Under state law, those seeking cannabis licenses can become social equity applicants by meeting certain criteria, including having an arrest or conviction for certain weed offenses. But social equity advocates have long lambasted firms they believe have gamed a system meant to benefit people of color, who have been disproportionately impacted by cannabis enforcement.

Members of Ex-Cons for Community and Social Change, a community organization that has demonstrated outside weed stores, brought those issues to the fore Tuesday.

“This flower weed, cannabis that you call it now, created mass incarceration in our community, where 99.9% of white men own dispensaries. Not white women either,” said executive director Tyrone Muhammad. “They talk social equity, but the very guys [whose] bodies was victimized by the war on drugs is never sitting at them tables.”

A spokesperson for PTS said both firms involved in the Rainforest Cafe bid have minority owners. And PTS CEO Terry Peterson, the most high-profile black cannabis executive in the state, noted in the meeting that he has considerable equity in the company. 
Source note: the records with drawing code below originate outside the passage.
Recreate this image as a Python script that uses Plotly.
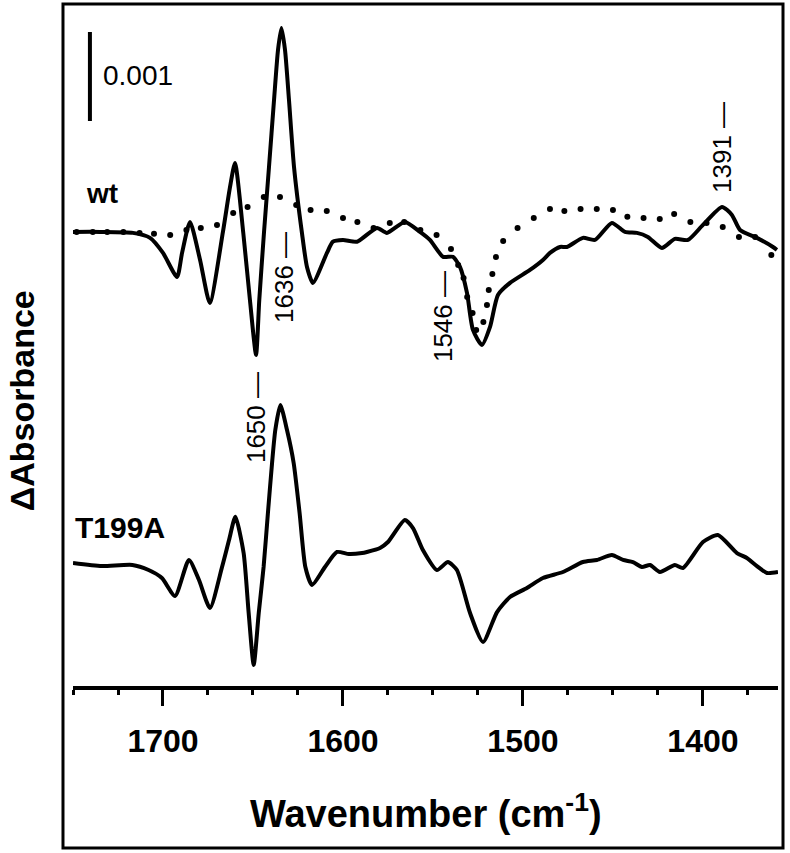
import plotly.graph_objects as go

# ---------------- data (ΔA in units of 10^-3) ----------------
wt_wn = [1750, 1735, 1716.7, 1707.2, 1700, 1692.2, 1689.4, 1685, 1679.4, 1674, 1666.7,
         1662.8, 1660, 1655.4, 1651.7, 1648.3, 1646.5, 1643.9, 1641.1, 1638.3, 1636.1,
         1634.2, 1632.2, 1630, 1627.2, 1622.8, 1620, 1616.7, 1608.9, 1605.6, 1600,
         1592.2, 1581.1, 1575.6, 1565.6, 1557.2, 1551.7, 1544.4, 1538.9, 1535, 1531.1,
         1527.8, 1522.8, 1518.3, 1513.9, 1507.2, 1496.1, 1488.9, 1485, 1479.4, 1475.6,
         1466.7, 1460, 1450.6, 1443.3, 1436.7, 1430.6, 1422.8, 1415.6, 1408.3, 1400,
         1389.4, 1383.9, 1379.4, 1370, 1361.1, 1358.9]
wt_val = [0.0, 0.0, -0.011, -0.067, -0.236, -0.506, -0.236, 0.112, -0.315, -0.798, 0.0,
          0.5, 0.775, -0.011, -0.764, -1.382, -0.764, -0.011, 0.73, 1.483, 2.045,
          2.292, 2.045, 1.483, 0.73, -0.011, -0.393, -0.573, -0.236, -0.11, -0.09,
          -0.11, 0.045, -0.011, 0.112, 0.0, -0.09, -0.28, -0.28, -0.393, -0.685,
          -1.101, -1.27, -1.067, -0.708, -0.573, -0.427, -0.315, -0.236, -0.169, -0.169,
          -0.067, -0.09, 0.101, 0.0, -0.011, -0.056, -0.18, -0.079, -0.09, 0.079,
          0.281, 0.191, 0.022, -0.067, -0.169, -0.202]

wt_dot_wn = [1748, 1739, 1731, 1722, 1713, 1705, 1696, 1687, 1679, 1670, 1661, 1653,
             1644, 1635, 1626, 1618, 1609, 1600, 1592, 1583, 1574, 1566, 1557, 1548,
             1540, 1536, 1533, 1531, 1528, 1526, 1522, 1520, 1519, 1517, 1515,
             1511, 1503, 1494, 1485, 1477, 1468, 1459, 1450, 1442, 1433, 1424, 1416,
             1407, 1398, 1389, 1380, 1371, 1362]
wt_dot_val = [0.0, 0.0, 0.0, 0.0, -0.011, -0.022, -0.034, 0.022, 0.045, 0.079, 0.213, 0.281,
              0.393, 0.393, 0.303, 0.247, 0.236, 0.157, 0.112, 0.045, 0.101, 0.112, 0.022, -0.034,
              -0.191, -0.371, -0.517, -0.730, -0.910, -1.101, -1.011, -0.820, -0.652, -0.472, -0.281,
              -0.101, 0.045, 0.157, 0.258, 0.236, 0.258, 0.258, 0.247, 0.169, 0.157, 0.146, 0.202,
              0.112, 0.101, 0.056, -0.056, -0.056, -0.258]

t199a_wn = [1750, 1734, 1717, 1708, 1700.6, 1693.3, 1685.6, 1680, 1673.9, 1667.2, 1663.3,
            1659.8, 1655.2, 1652.4, 1649.6, 1646.8, 1644.1, 1641.7, 1639.4, 1637.6, 1634.8,
            1631.1, 1627.4, 1624.1, 1620.9, 1617.2, 1610, 1603.3, 1596.7, 1589.4, 1586.7,
            1579.4, 1575, 1565.6, 1561.1, 1555.6, 1547.8, 1541.7, 1536.7, 1529.4, 1522.2,
            1514.4, 1507.2, 1497.8, 1488.9, 1477.8, 1466.7, 1458.9, 1450.6, 1444.4, 1438.9,
            1433.9, 1429.4, 1423.9, 1415.6, 1411.1, 1400, 1391.7, 1381.1, 1375.6, 1370,
            1364.4, 1358.3]
t199a_val = [0.0, -0.034, -0.022, -0.079, -0.169, -0.371, 0.034, -0.191, -0.506, -0.045, 0.258,
             0.52, 0.112, -0.562, -1.146, -0.562, -0.045, 0.562, 1.124, 1.494, 1.775,
             1.494, 1.124, 0.562, -0.045, -0.247, -0.045, 0.124, 0.101, 0.112, 0.124,
             0.169, 0.236, 0.483, 0.393, 0.146, -0.079, 0.011, -0.079, -0.562, -0.888,
             -0.551, -0.382, -0.281, -0.169, -0.101, 0.011, 0.034, 0.090, 0.034, 0.011,
             -0.045, -0.022, -0.101, -0.022, -0.056, 0.236, 0.315, 0.112, 0.056, -0.034,
             -0.112, -0.101]

wt_offset = 3.72           # vertical offset of the wt trace (units of 10^-3)
scale_bar = 1.0            # 0.001 absorbance
x_range = [1750, 1358.3]
y_range = [-1.382, 6.292]
major_ticks = [1700, 1600, 1500, 1400]

peak_labels = [("1636 —", 1632.8, 3.213), ("1650 —", 1648.3, 1.629),
               ("1546 —", 1544.4, 2.764), ("1391 —", 1389.4, 4.663)]

FONT = "Liberation Sans, Arial, sans-serif"

fig = go.Figure()
fig.add_trace(go.Scatter(x=wt_dot_wn, y=[v + wt_offset for v in wt_dot_val], mode="markers",
                         marker=dict(color="black", size=6, symbol="circle", line=dict(width=0)),
                         showlegend=False, hoverinfo="skip"))
fig.add_trace(go.Scatter(x=wt_wn, y=[v + wt_offset for v in wt_val], mode="lines",
                         line=dict(color="black", width=4, shape="spline", smoothing=0.6),
                         showlegend=False))
fig.add_trace(go.Scatter(x=t199a_wn, y=t199a_val, mode="lines",
                         line=dict(color="black", width=4, shape="spline", smoothing=0.6),
                         showlegend=False))

# scale bar
fig.add_shape(type="line", xref="x", yref="y", x0=1740.6, x1=1740.6,
              y0=4.966, y1=4.966 + scale_bar, line=dict(color="black", width=4))
fig.add_annotation(x=1713.9, y=5.483, text="0.001", showarrow=False,
                   font=dict(family=FONT, size=28, color="black"))
fig.add_annotation(x=1733.9, y=4.157, text="wt", showarrow=False,
                   font=dict(family=FONT, size=28, color="black", weight="bold"))
fig.add_annotation(x=1723.9, y=0.404, text="T199A", showarrow=False,
                   font=dict(family=FONT, size=30, color="black", weight="bold"))
for txt, xx, yy in peak_labels:
    fig.add_annotation(x=xx, y=yy, text=txt, textangle=-90, showarrow=False,
                       font=dict(family=FONT, size=26, color="black"))

# outer frame
fig.add_shape(type="rect", xref="paper", yref="paper", x0=-0.0142, x1=1.0071,
              y0=-0.2372, y1=0.9985, line=dict(color="black", width=3))

fig.add_annotation(xref="paper", yref="paper", x=0.5, y=-0.183,
                   text="Wavenumber (cm<sup>-1</sup>)", showarrow=False, yanchor="middle",
                   font=dict(family=FONT, size=38, color="black", weight="bold"))
fig.add_annotation(xref="paper", yref="paper", x=-0.0723, y=0.417, text="ΔAbsorbance",
                   textangle=-90, showarrow=False, xanchor="center", yanchor="middle",
                   font=dict(family=FONT, size=34, color="black", weight="bold"))

fig.update_xaxes(range=x_range, showline=True, linecolor="black", linewidth=4,
                 tickmode="array", tickvals=major_ticks, ticks="outside", ticklen=16,
                 tickwidth=3, tickcolor="black", showgrid=False, zeroline=False,
                 tickfont=dict(family=FONT, size=32, color="black", weight="bold"),
                 ticklabelstandoff=8,
                 minor=dict(dtick=25, tick0=1750, ticks="outside", ticklen=5, tickwidth=3,
                            tickcolor="black", showgrid=False))
fig.update_yaxes(range=y_range, visible=False)

fig.update_layout(width=790, height=853, margin=dict(l=73, r=12, t=3, b=167),
                  plot_bgcolor="white", paper_bgcolor="white", showlegend=False)

fig.write_html("out.html", config={"displayModeBar": False},
               post_script="document.body.style.margin='0px';document.body.style.overflow='hidden';")
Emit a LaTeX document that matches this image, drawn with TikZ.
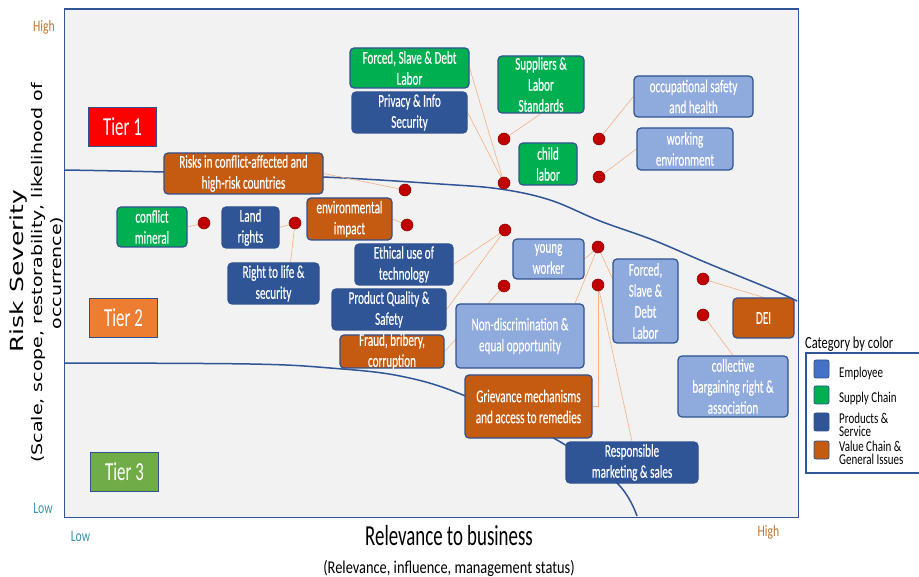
\documentclass[tikz,border=0pt]{standalone}
\usepackage{fontspec}
\setmainfont{Carlito}
\newfontfamily\cf{Carlito}[FakeStretch=0.65]
\newfontfamily\cfbox{Carlito}[FakeStretch=0.62,FakeBold=0.25]
\newfontfamily\cfb{Carlito}[FakeStretch=0.8]
\newfontfamily\cfl{Carlito}[FakeStretch=0.73]
\newfontfamily\djsans{DejaVu Sans}
\usetikzlibrary{calc}
\definecolor{dkb}{HTML}{2F5597}
\definecolor{ltb}{HTML}{8FAADC}
\definecolor{grn}{HTML}{00B050}
\definecolor{org}{HTML}{C55A11}
\definecolor{bdr}{HTML}{2F528F}
\definecolor{conc}{HTML}{F4B183}
\definecolor{dotc}{HTML}{C00000}
\definecolor{plotbg}{HTML}{F2F2F2}
\definecolor{hiC}{HTML}{C0752F}
\definecolor{loC}{HTML}{3F93A8}
\definecolor{tiertwo}{HTML}{ED7D31}
\definecolor{tierthree}{HTML}{70AD47}
\definecolor{empc}{HTML}{4472C4}
\pgfdeclarelayer{bg}
\pgfdeclarelayer{mid}
\pgfsetlayers{bg,mid,main}
\newcommand\mybox[6]{\node[bx, fill=#5, minimum width=#3pt, minimum height=#4pt, label={[bt]center:{#6}}] (#1) at (#2) {};}
\begin{document}
\begin{tikzpicture}[x=1pt,y=-1pt,
  bx/.style={rectangle, rounded corners=4pt, draw=bdr, line width=1.2pt, inner sep=0pt},
  bt/.style={text=white, font=\cfbox\fontsize{18}{21}\selectfont, align=center, inner sep=0pt},
  tier/.style={rectangle, draw=bdr, line width=1.2pt, minimum width=68pt, minimum height=39pt, text=white, font=\cf\fontsize{26}{30}\selectfont, inner sep=0pt},
  dot/.style={circle, fill=dotc, draw=dotc!70!black, line width=0.5pt, minimum size=12pt, inner sep=0pt},
  link/.style={draw=conc, line width=0.6pt},
  tierline/.style={draw=dkb, line width=1.5pt},
  leg/.style={rectangle, rounded corners=2pt, draw=bdr, line width=0.8pt, minimum width=15pt, minimum height=18pt, inner sep=0pt},
  legt/.style={anchor=west, font=\cfl\fontsize{15}{13.5}\selectfont, align=left, inner sep=0pt}
]
\useasboundingbox (0,0) rectangle (919,577);
\begin{pgfonlayer}{bg}
\fill[white] (0,0) rectangle (919,577);
\draw[fill=plotbg, draw=dkb, line width=1pt] (64,9) rectangle (798,517);
\draw[dkb, line width=1.8pt] (64,9) -- (798,9);
\end{pgfonlayer}

% axis texts
\node[font=\cfl\fontsize{16}{18}\selectfont, text=hiC, inner sep=0pt] (yhigh) at (44,27.5) {High};
\node[font=\cfl\fontsize{16}{18}\selectfont, text=loC, inner sep=0pt] (ylow) at (43,508) {Low};
\node[font=\cfl\fontsize{16}{18}\selectfont, text=loC, inner sep=0pt] (xlow) at (80.5,536) {Low};
\node[font=\cfl\fontsize{16}{18}\selectfont, text=hiC, inner sep=0pt] (xhigh) at (768.5,532.5) {High};
\node[font=\cf\fontsize{29}{32}\selectfont, anchor=base, inner sep=0pt] (xtitle) at (449,545) {Relevance to business};
\node[font=\cfb\fontsize{18}{20}\selectfont, anchor=base, inner sep=0pt] (xsub) at (449,573) {(Relevance, influence, management status)};
\node[rotate=90, inner sep=0pt] (ytitle) at (19,271) {\scalebox{1}[0.72]{\djsans\fontsize{25}{29}\selectfont Risk Severity}};
\node[rotate=90, inner sep=0pt] (ysub) at (48,273) {\scalebox{1}[0.77]{\djsans\fontsize{19}{25}\selectfont\begin{tabular}{@{}c@{}}(Scale, scope, restorability, likelihood of\\occurrence)\end{tabular}}};

% tiers
\node[tier, fill=red] (t1) at (122.5,127) {Tier 1};
\node[tier, fill=tiertwo] (t2) at (123.5,318) {Tier 2};
\node[tier, fill=tierthree] (t3) at (124.5,472) {Tier 3};

% dots
\node[dot] (d1) at (405,190) {};
\node[dot] (d2) at (204,223) {};
\node[dot] (d3) at (295,223) {};
\node[dot] (d4) at (407,225) {};
\node[dot] (d5) at (504,139) {};
\node[dot] (d6) at (504,183) {};
\node[dot] (d7) at (599,139) {};
\node[dot] (d8) at (599,177) {};
\node[dot] (d9) at (505,230) {};
\node[dot] (d10) at (504,286) {};
\node[dot] (d11) at (598,247) {};
\node[dot] (d12) at (598,285) {};
\node[dot] (d13) at (703,279) {};
\node[dot] (d14) at (703,315) {};

% boxes
\mybox{fg}{409.5,68}{119}{40}{grn}{Forced, Slave \& Debt\\Labor}
\mybox{priv}{409.5,112.5}{115}{41}{dkb}{Privacy \& Info\\Security}
\mybox{sup}{541,84.5}{86}{57}{grn}{Suppliers \&\\Labor\\Standards}
\mybox{occ}{693.5,96.5}{119}{41}{ltb}{occupational safety\\and health}
\mybox{work}{685,149}{96}{42}{ltb}{working\\environment}
\mybox{child}{548,164}{58}{42}{grn}{child\\labor}
\mybox{yw}{548.5,259}{71}{40}{ltb}{young\\worker}
\mybox{fb}{645.5,301}{65}{84}{ltb}{Forced,\\Slave \&\\Debt\\Labor}
\mybox{dei}{763.5,318}{61}{40}{org}{DEI}
\mybox{cb}{733,386.5}{110}{61}{ltb}{collective\\bargaining right \&\\association}
\mybox{nd}{520,336}{128}{64}{ltb}{Non-discrimination \&\\equal opportunity}
\mybox{griev}{528.5,406.5}{127}{63}{org}{Grievance mechanisms\\and access to remedies}
\mybox{rm}{632,462.5}{132}{41}{dkb}{Responsible\\marketing \& sales}
\mybox{risks}{243.5,173.5}{159}{41}{org}{Risks in conflict-affected and\\high-risk countries}
\mybox{cm}{152,227}{70}{40}{grn}{conflict\\mineral}
\mybox{lr}{250.5,227.5}{57}{41}{dkb}{Land\\rights}
\mybox{ei}{349.5,219}{85}{42}{org}{environmental\\impact}
\mybox{eth}{404,264.5}{98}{41}{dkb}{Ethical use of\\technology}
\mybox{rl}{273.5,283.5}{91}{41}{dkb}{Right to life \&\\security}
\mybox{pq}{389,309.5}{114}{41}{dkb}{Product Quality \&\\Safety}
\mybox{fraud}{392,351.5}{104}{33}{org}{Fraud, bribery,\\corruption}

% curves and connectors
\begin{pgfonlayer}{mid}
\draw[tierline] plot[smooth, tension=0.6] coordinates {(64,170) (163,172) (323,177) (440,184) (500,189) (550,200) (600,221) (653,240) (707,263) (773,290) (797,301)};
\draw[tierline] plot[smooth, tension=0.6] coordinates {(64,363) (250,364) (330,368) (400,376) (463,395) (557,440) (617,483) (637,516)};
\draw[link] (d1) -- (risks.east);
\draw[link] (d2) -- (cm.east);
\draw[link] (d3) -- (lr.east);
\draw[link] (d3) -- ($(rl.north)+(17,0)$);
\draw[link] (d4) -- (ei.east);
\draw[link] (d5) -- (sup.south);
\draw[link] (d6) -- (fg.east);
\draw[link] (d6) -- (priv.east);
\draw[link] (d7) -- (occ.west);
\draw[link] (d8) -- (work.west);
\draw[link] (d9) -- (eth.east);
\draw[link] (d9) -- (pq.east);
\draw[link] (d10) -- (fraud.east);
\draw[link] (d11) -- (yw.east);
\draw[link] (d11) -- ($(nd.north)+(55,0)$);
\draw[link] (d11) -- ($(fb.north west)+(0,20)$);
\draw[link] (d12) |- (griev.east);
\draw[link] (d12) -- (rm.north);
\draw[link] (d13) -- (dei.north);
\draw[link] (d14) -- (cb.north);
\end{pgfonlayer}

% legend
\node[anchor=west, font=\cfl\fontsize{17}{20}\selectfont, inner sep=0pt] (legtitle) at (805,344) {Category by color};
\draw[draw=dkb, line width=1.2pt, fill=white] (806,353) rectangle (925,473);
\node[leg, fill=empc] (l1) at (821.5,369) {};
\node[leg, fill=grn] (l2) at (821.5,395) {};
\node[leg, fill=dkb] (l3) at (821.5,422) {};
\node[leg, fill=org] (l4) at (821.5,450) {};
\node[legt] (lt1) at (839,374) {Employee};
\node[legt] (lt2) at (839,399) {Supply Chain};
\node[legt] (lt3) at (839,425) {Products \&\\Service};
\node[legt] (lt4) at (839,453) {Value Chain \&\\General Issues};
\end{tikzpicture}
\end{document}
Peterson, a former 17th Ward alderman who held various high-ranking positions in city government, said PTS intends to continue partnering with social equity players and opened the door to working with organizations like ECCSC. 

During a presentation, he said PTS and Bio-Pharm are planning to revamp the building’s “bold design,” replacing the giant mushrooms and rainforest paintings with a “graffiti-proof” exterior and LED lighting features. He estimated the upgrades will cost between $7 to $10 million, saying the store could open next year.


The company plans to remain open from 9 a.m. to 9 p.m. every day, with armed security guards remaining at the store around the clock. Ed Ferrell, owner of Silver Star Protection Group, the firm hired to guard the store, said his team will also coordinate with police agencies and the city’s Office of Emergency Management and Communications, giving them access to store security cameras.

Pressed on why the company wants to open in area that’s already filled with dispensaries, Peterson said it’s a “vibrant community” that would benefit from more competition and another neighbor with significant security.

PTS and Bio-Pharm can now go before the Zoning Board of Appeals to seek the required special-use zoning approval needed to set up shop. However, the companies still don’t technically have a state dispensary license to start operating.

That permit is being held up by a Cook County judge’s order, along with 184 others. Although lawsuits have long stymied the licensing process, Peterson said he was hopeful the issues would be resolved as soon as next month. 

“We need to get these licenses released so that the social equity applicants can start to open up, scale and operate their dispensaries,” he said.